# Landscape Photographs to Music



## jar546 (Jun 25, 2017)

Enjoy this quick video.


----------



## cda (Jun 25, 2017)

All nice!!

I am still babystep in Lightroom.

Do you use any lens filters, when you shoot landscape??


----------



## jar546 (Jun 27, 2017)

cda said:


> All nice!!
> 
> I am still babystep in Lightroom.
> 
> Do you use any lens filters, when you shoot landscape??




No I do not, I edit in Lightroom


----------



## cda (Jun 27, 2017)

Hopefully one day I will be able to take half the quality and edit it as you do!!

I just need to shoot and Lightroom more often.

I just do personal stuff not trying to make money


----------



## cda (Jul 7, 2017)

Jar

So I was thinking if I send a few pictures to you, what would you charge me to do your Lightroom magic on them??

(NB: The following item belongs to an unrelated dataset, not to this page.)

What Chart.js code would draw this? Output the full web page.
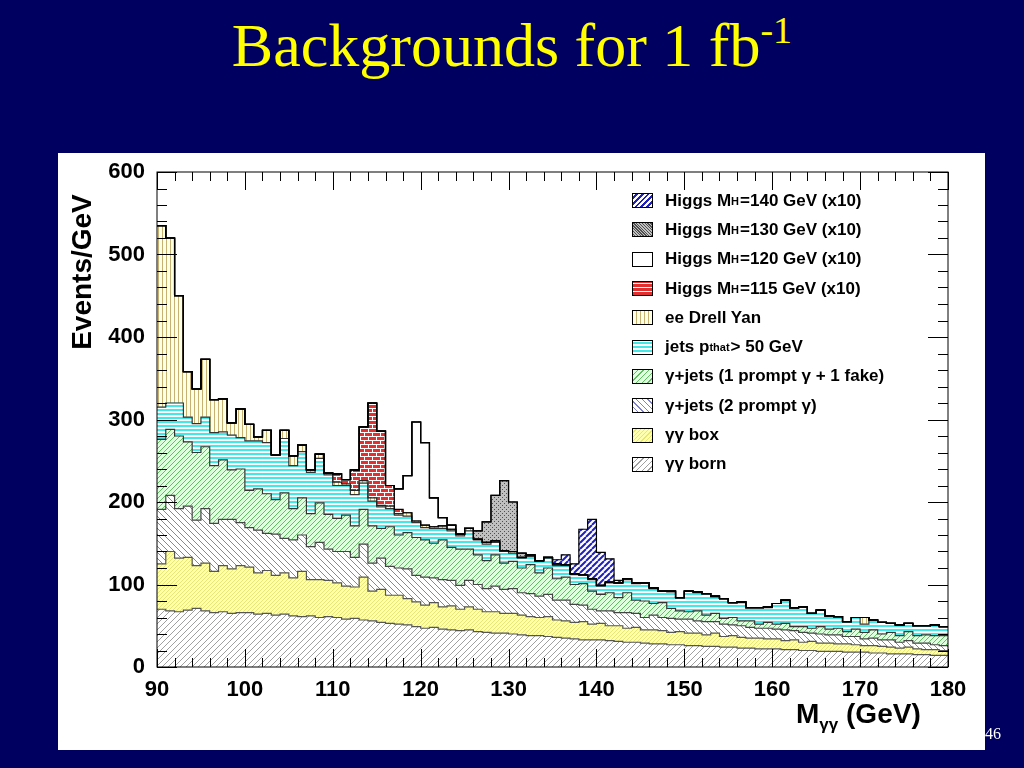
<!DOCTYPE html>
<html>
<head>
<meta charset="utf-8">
<script src="https://cdn.jsdelivr.net/npm/chart.js@4"></script>
<style>
  body { margin:0; width:1024px; height:768px; background:#000060; position:relative; overflow:hidden; font-family:"Liberation Sans", Arial, sans-serif; }
  #title { position:absolute; top:10px; left:0; width:1024px; text-align:center; color:#ffff00; font-family:"Liberation Serif", "Times New Roman", serif; font-size:62px; }
  #title sup { font-size:38px; vertical-align:top; position:relative; top:-2px; }
  #panel { position:absolute; left:58px; top:153px; width:927px; height:597px; background:#fff; }
  #chart-wrap { position:absolute; left:0; top:0; width:927px; height:597px; }
  #ytitle { position:absolute; left:-116px; top:103px; width:280px; text-align:center; transform:rotate(-90deg); font-weight:bold; font-size:28px; color:#000; }
  #xtitle { position:absolute; left:738px; top:545px; font-weight:bold; font-size:28px; color:#000; }
  #xtitle sub { font-size:17px; }
  #legend { position:absolute; left:574px; top:33px; }
  .row { height:29.3px; display:flex; align-items:center; font-weight:bold; font-size:17px; color:#000; white-space:nowrap; }
  .row sub { font-size:11px; vertical-align:-4px; margin-right:1px; }
  .sw { width:19px; height:13px; border:1px solid #000; margin-right:12px; flex:none; }
  #page { position:absolute; left:985px; top:725px; color:#fff; font-family:"Liberation Serif", serif; font-size:16px; }
</style>
</head>
<body>
<div id="title">Backgrounds for 1 fb<sup>-1</sup></div>
<div id="panel">
  <div id="chart-wrap"><canvas id="histo"></canvas></div>
  <div id="ytitle">Events/GeV</div>
  <div id="xtitle">M<sub>γγ</sub> (GeV)</div>
  <div id="legend"></div>
</div>
<div id="page">46</div>
<script>
// bins of 1 GeV, lower edges 90 .. 179
const binLow = [];
for (let m = 90; m < 180; m++) binLow.push(m);

const bornVals = [70,68,67,69,71,68,66,67,65,66, 66,64,65,63,64,62,61,62,60,61,
  60,58,59,57,56,54,53,52,51,49, 47,48,46,45,44,45,43,42,41,41, 40,39,38,38,37,36,35,34,33,33,
  33,32,31,30,30,29,28,28,27,27, 26,26,25,25,24,24,23,23,22,22, 22,21,21,20,20,19,19,19,18,18,
  18,17,17,16,16,16,15,15,14,14];
const boxVals = [55,72,65,64,52,58,50,56,54,57, 55,50,52,48,50,46,55,44,46,44,
  42,40,38,52,36,40,34,35,32,30, 28,30,27,29,26,28,27,25,26,24, 25,24,23,22,24,21,21,20,22,19,
  20,18,19,17,18,16,17,16,15,16, 15,15,14,16,13,14,13,12,13,12, 12,11,12,10,11,10,10,9,10,9,
  8,9,8,8,7,8,7,6,7,6];
const prompt2Vals = [66,68,60,62,55,66,58,56,60,52, 48,52,45,50,42,46,44,40,45,38,
  38,42,36,40,34,38,35,33,36,32, 34,30,33,31,29,32,30,28,31,29, 30,27,28,26,27,24,25,22,20,18,
  15,18,16,19,17,15,18,16,17,15, 17,15,16,14,15,13,14,13,12,13, 12,13,11,12,10,11,10,11,9,10,
  8,9,8,9,7,8,7,8,6,6];
const fakeVals = [85,80,88,78,82,75,70,72,60,65, 45,50,48,42,55,38,45,40,48,42,
  40,44,38,42,45,36,48,40,44,46, 45,42,48,40,44,38,36,34,38,32, 33,30,35,28,32,26,28,24,26,22,
  20,22,18,24,16,20,14,18,12,10, 9,12,8,10,7,9,6,8,5,7, 6,8,5,7,6,9,7,8,6,9,
  8,10,7,9,8,11,9,10,11,12];
const jetsVals = [39,32,40,30,35,36,40,34,42,38, 60,58,62,54,66,52,56,50,54,48,
  40,36,38,32,30,26,22,24,20,18, 15,18,14,20,16,22,18,20,15,14, 10,12,10,14,12,16,14,12,10,14,
  10,12,18,16,20,22,18,14,20,16, 25,22,26,20,24,18,22,16,20,18, 25,28,22,24,18,20,16,14,12,14,
  10,12,14,11,13,10,12,11,13,11];
const dyVals = [220,200,130,55,42,70,40,40,15,35, 20,5,15,0,10,12,8,3,5,2,
  4,2,5,3,4,2,3,2,4,2, 3,2,3,2,2,3,1,2,2,1, 2,1,2,1,1,2,1,1,1,1,
  1,1,0,1,1,0,1,0,1,0, 0,1,0,1,0,0,1,0,0,1, 0,0,1,0,0,0,0,0,0,0,
  8,0,0,0,0,0,0,0,0,0];
// Higgs signals (x10), non-zero only around the mass
const h115Vals = {110:10, 111:5, 112:25, 113:65, 114:115, 115:90, 116:25, 117:5};
const h120Vals = {117:25, 118:45, 119:120, 120:100, 121:35, 122:10, 123:5};
const h130Vals = {126:10, 127:25, 128:55, 129:85, 130:60, 131:5};
const h140Vals = {135:5, 136:12, 137:12, 138:55, 139:72, 140:40, 141:28, 142:3};

const yTicks = [0,100,200,300,400,500,600];
const xTicks = [90,100,110,120,130,140,150,160,170,180];

function pattern(bg, draw, size) {
  const c = document.createElement('canvas');
  c.width = size; c.height = size;
  const g = c.getContext('2d');
  g.fillStyle = bg; g.fillRect(0, 0, size, size);
  draw(g, size);
  return document.createElement('canvas').getContext('2d').createPattern(c, 'repeat');
}
function diag(color, dir, w) {
  return (g, s) => {
    g.strokeStyle = color; g.lineWidth = w;
    g.beginPath();
    for (let k = -s; k <= 2 * s; k += s) {
      if (dir > 0) { g.moveTo(k, s); g.lineTo(k + s, 0); }
      else { g.moveTo(k, 0); g.lineTo(k + s, s); }
    }
    g.stroke();
  };
}
const fills = {
  born: pattern('#ffffff', diag('#a0a0a0', 1, 1), 6),
  box: pattern('#ffffb0', diag('#e8e870', 1, 1), 4),
  prompt2: pattern('#ffffff', diag('#8080d0', -1, 1), 6),
  fake: pattern('#e0ffe0', (g, s) => { diag('#60c060', 1, 1)(g, s); }, 5),
  jets: pattern('#ffffff', (g, s) => { g.fillStyle = '#40e8e8'; g.fillRect(0, 0, s, 2); }, 4),
  dy: pattern('#ffffe8', (g, s) => { g.fillStyle = '#c8b070'; g.fillRect(0, 0, 1, s); }, 4),
  h115: pattern('#ffffff', (g, s) => { g.fillStyle = '#e03030'; g.fillRect(0, 0, s, s/2 - 1); g.fillRect(0, s/2, s, s/2 - 1); g.fillStyle = '#fff'; g.fillRect(2, 0, 1, s/2); g.fillRect(6, s/2, 1, s/2); }, 8),
  h120: '#ffffff',
  h130: pattern('#c0c0c0', (g, s) => { g.fillStyle = '#505050'; g.fillRect(0, 0, 1, 1); g.fillRect(2, 2, 1, 1); }, 4),
  h140: pattern('#ffffff', diag('#2020c0', 1, 2), 6)
};

const series = [
  {key:'born', vals:bornVals, label:'γγ born', line:'#555'},
  {key:'box', vals:boxVals, label:'γγ box', line:'#555'},
  {key:'prompt2', vals:prompt2Vals, label:'γ+jets (2 prompt γ)', line:'#444'},
  {key:'fake', vals:fakeVals, label:'γ+jets (1 prompt γ + 1 fake)', line:'#333'},
  {key:'jets', vals:jetsVals, label:'jets p<sub>that</sub> &gt; 50 GeV', line:'#333'},
  {key:'dy', vals:dyVals, label:'ee Drell Yan', line:'#222'},
  {key:'h115', vals:binLow.map(m => h115Vals[m] || 0), label:'Higgs M<sub>H</sub>=115 GeV (x10)', line:'#000'},
  {key:'h120', vals:binLow.map(m => h120Vals[m] || 0), label:'Higgs M<sub>H</sub>=120 GeV (x10)', line:'#000'},
  {key:'h130', vals:binLow.map(m => h130Vals[m] || 0), label:'Higgs M<sub>H</sub>=130 GeV (x10)', line:'#000'},
  {key:'h140', vals:binLow.map(m => h140Vals[m] || 0), label:'Higgs M<sub>H</sub>=140 GeV (x10)', line:'#000'}
];

// legend in ROOT order (top = last stacked)
const legendBox = document.getElementById('legend');
const swatchCss = {
  born: 'repeating-linear-gradient(135deg,#fff 0 3px,#a0a0a0 3px 4px)',
  box: 'repeating-linear-gradient(135deg,#ffffb0 0 2px,#e8e870 2px 3px)',
  prompt2: 'repeating-linear-gradient(45deg,#fff 0 3px,#8080d0 3px 4px)',
  fake: 'repeating-linear-gradient(135deg,#e0ffe0 0 3px,#60c060 3px 4px)',
  jets: 'repeating-linear-gradient(0deg,#fff 0 2px,#40e8e8 2px 4px)',
  dy: 'repeating-linear-gradient(90deg,#ffffe8 0 3px,#c8b070 3px 4px)',
  h115: 'repeating-linear-gradient(0deg,#e03030 0 3px,#fff 3px 4px)',
  h120: '#fff',
  h130: 'repeating-linear-gradient(45deg,#c0c0c0 0 1px,#505050 1px 2px)',
  h140: 'repeating-linear-gradient(135deg,#fff 0 2px,#2020c0 2px 4px)'
};
series.slice().reverse().forEach(s => {
  const row = document.createElement('div');
  row.className = 'row';
  row.innerHTML = `<span class="sw" style="background:${swatchCss[s.key]}"></span>${s.label}`;
  legendBox.appendChild(row);
});

const datasets = series.map(s => ({
  label: s.key,
  data: binLow.map((m, i) => ({x: m + 0.5, y: s.vals[i]})),
  backgroundColor: fills[s.key],
  borderWidth: 0,
  barPercentage: 1,
  categoryPercentage: 1,
  lineColor: s.line
}));

// ROOT-style step outlines plus inward ticks on all four sides
const rootStyle = {
  id: 'rootStyle',
  afterDatasetsDraw(chart) {
    const g = chart.ctx;
    chart.data.datasets.forEach((ds, di) => {
      const bars = chart.getDatasetMeta(di).data;
      g.save();
      g.strokeStyle = ds.lineColor;
      g.lineWidth = 1.2;
      g.beginPath();
      bars.forEach((b, i) => {
        const l = b.x - b.width / 2, r = b.x + b.width / 2;
        if (i === 0) g.moveTo(l, b.y); else g.lineTo(l, b.y);
        g.lineTo(r, b.y);
      });
      g.stroke();
      g.restore();
    });
    const a = chart.chartArea, xs = chart.scales.x, ys = chart.scales.y;
    g.save();
    g.strokeStyle = '#000';
    g.lineWidth = 1;
    g.strokeRect(a.left, a.top, a.right - a.left, a.bottom - a.top);
    g.beginPath();
    for (let v = 0; v <= 600; v += 20) {
      const y = Math.round(ys.getPixelForValue(v)) + 0.5;
      const len = v % 100 === 0 ? 20 : 10;
      g.moveTo(a.left, y); g.lineTo(a.left + len, y);
      g.moveTo(a.right, y); g.lineTo(a.right - len, y);
    }
    for (let v = 90; v <= 180; v += 2) {
      const x = Math.round(xs.getPixelForValue(v)) + 0.5;
      const len = v % 10 === 0 ? 18 : 9;
      g.moveTo(x, a.bottom); g.lineTo(x, a.bottom - len);
      g.moveTo(x, a.top); g.lineTo(x, a.top + len);
    }
    g.stroke();
    g.restore();
  }
};

const histo = new Chart(document.getElementById('histo'), {
  type: 'bar',
  data: { datasets: datasets },
  options: {
    responsive: true,
    maintainAspectRatio: false,
    animation: false,
    layout: { padding: { top: 19, right: 37, left: 0, bottom: 0 } },
    plugins: { legend: { display: false }, tooltip: { enabled: false } },
    scales: {
      x: {
        type: 'linear', stacked: true, min: 90, max: 180, offset: false,
        grid: { display: false, offset: false },
        border: { display: false },
        afterBuildTicks: s => { s.ticks = xTicks.map(v => ({value: v})); },
        afterFit: s => { s.height = 83; },
        ticks: { color: '#000', padding: 2, maxRotation: 0, font: { family: 'Liberation Sans', size: 22, weight: 'bold' } }
      },
      y: {
        stacked: true, min: 0, max: 600,
        grid: { display: false },
        border: { display: false },
        afterBuildTicks: s => { s.ticks = yTicks.map(v => ({value: v})); },
        afterFit: s => { s.width = 99; },
        ticks: { color: '#000', padding: 4, font: { family: 'Liberation Sans', size: 22, weight: 'bold' } }
      }
    }
  },
  plugins: [rootStyle]
});
</script>
</body>
</html>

And I would be no hurry, just personal stuff

I will send you a private message on this


----------



## Cvartet (Aug 26, 2018)

Hello,
Maybe if you create more videos like this you could check our violin cvartet Cvartet de coarde Brasov - Kroner Quartet if you like any of our music just drop an e-mail or pm and i can drop you the recorded audio file.
Cheers


----------



## jar546 (Aug 26, 2018)

cda said:


> Jar
> 
> So I was thinking if I send a few pictures to you, what would you charge me to do your Lightroom magic on them??
> 
> ...



I never saw this post from you.  Only a year later.......LOL.


----------



## cda (Aug 26, 2018)

jar546 said:


> I never saw this post from you.  Only a year later.......LOL.




We emailed about it

No problem


----------



## ICE (Aug 26, 2018)

Great pictures. I would have liked to see the pictures a little longer.  Cut the speed in half.


----------